Some of the processing code is not all in one file, which is why I’m recommending this. We can look at consolidating each script into a single file though, if people dislike the added layer. (I know @leogao2 has strong opinions about the number of clicks to get to things).

Stella Biderman · Answer 3 · Thu Sep 17 2020 03:26:39 GMT+0800 (China Standard Time)

However, it might be nice to have a repo just for data processing -- this way the development of the Pile itself can proceed independent of processing and adding a contributor for commits makes more sense than here.

This is interesting, and something I hadn’t considered. I’m not sure how much sense it makes though... the-pile proper is closely tied in with the data processing code. What would it look like for the-pile and the data processing to diverge?
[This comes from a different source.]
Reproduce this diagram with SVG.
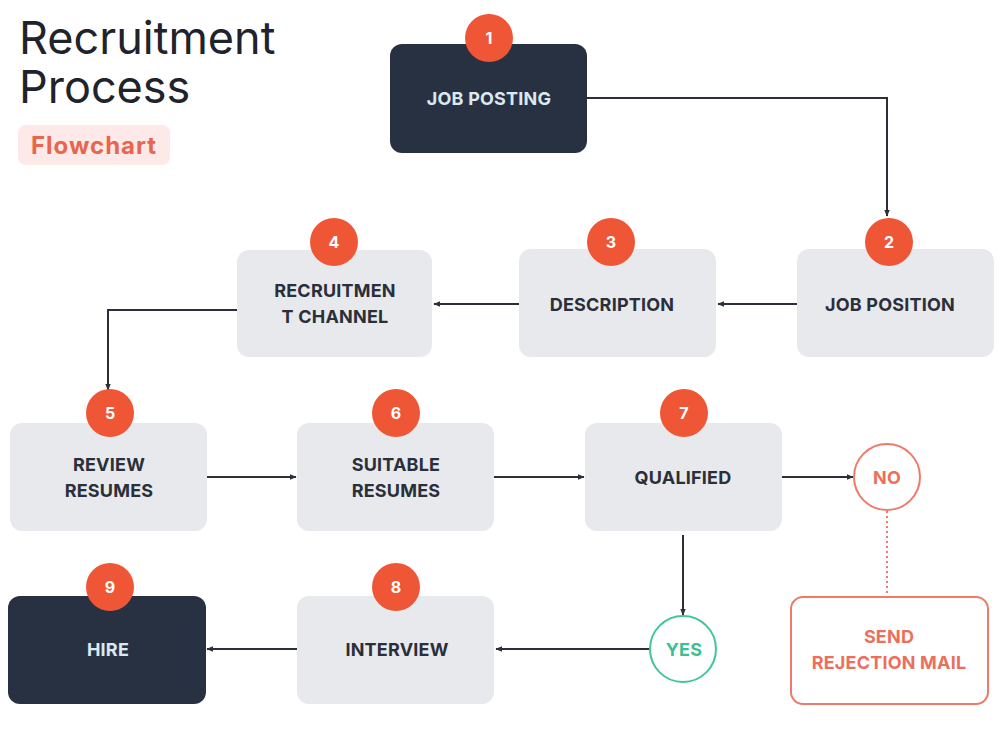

Isn’t this the data processing for the pile?

Travis Hoppe · Answer 4 · Thu Sep 17 2020 05:17:13 GMT+0800 (China Standard Time)

Sorry that wasn't clear, your statement of a "two-layer system" is what I had envisioned. 👍

Furthermore, I suggest it be moved to it's own repo. 1] For consolidation, right now there are scripts all over the place 2] if data processing had its own repo, we, the data collectors, could push to it without regard to the final stage of the pipeline (which is what The-Pile looks like). Permissions for the data collection repo can be more permissive than this one. Since @bmk is managing the final stages of the data, it might be useful and less cognitive load split them up.

Stella Biderman · Answer 5 · Sun Nov 15 2020 22:40:20 GMT+0800 (China Standard Time)

We have decided that we will copy processing code into the EleutherAI GitHub but not into this directory specifically. We may make a “data processing” directory that contains each data processing code base as a sub directory in the future.